In case you missed it, domestic retailers have had a tough first four months of the year due to cold, rain and snow. And looking at the results, guidance and price action of the likes of BBY, BBBY, COH, FDO, LULU, PNRA, TJX, TGT (to name just a few) one would not think that the U.S. economy was in very good shape or that the largest equity market in the world of which they are all components could be trading anywhere all time highs. One thing that most of the charts of the stocks listed above have in common is that on a six month basis, they all start in the upper left and end up as of yesterday’s close in the bottom right.
Obviously there are a few outliers and many seem stock specific. Last week, JWN issued a beat and raise, and the stock exploded to new all time highs, closing up 15%! And just this morning TIF reported a huge beat with sales rising 13% year over year, the largest quarterly sales increase in two years. Those two were clearly in the minority, and frankly I am hard pressed to come up with too many other consumer facing companies (aside from AAPL) that have beat already low expectations due to weather.
Retail stocks were bull market leaders until late 2013. The XRT / SPY ratio topped out in the fall, and took a nose dive when the calendar turned to 2014:
The ratio hit a 1 year low this month, and is now at the same level as it was 2 years ago. Quite a turn in relative performance compared to just 6 months ago.
The consumer discretionary sector has long been an expensive sector of the market, but growth investors were happy to overlook rich valuations given the scarce earnings growth that the sector provided.

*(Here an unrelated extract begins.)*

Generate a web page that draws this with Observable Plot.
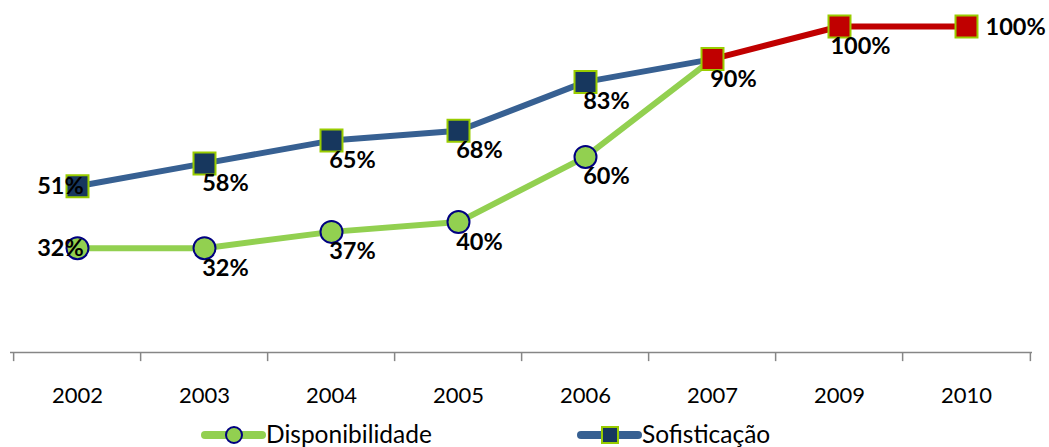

After a dismal holiday shopping season, investors finally started questioning forward growth projections for retailers as a whole, and the frigid start to 2014 did the stocks no favor to change the lowered outlook. Yesterday’s flurry of weak retailer results has become more the norm rather than the exception, to the point that even if the SPX index can make a new high in the coming months, we don’t anticipate rotation into retailers simply because they’re oversold.
The time to be in retail has come and gone for this market cycle. The chilly winds of winter were probably just the final push to start the selling cycle as fund managers rebalanced the sector from overweight to equal weight, or even possibly underweight.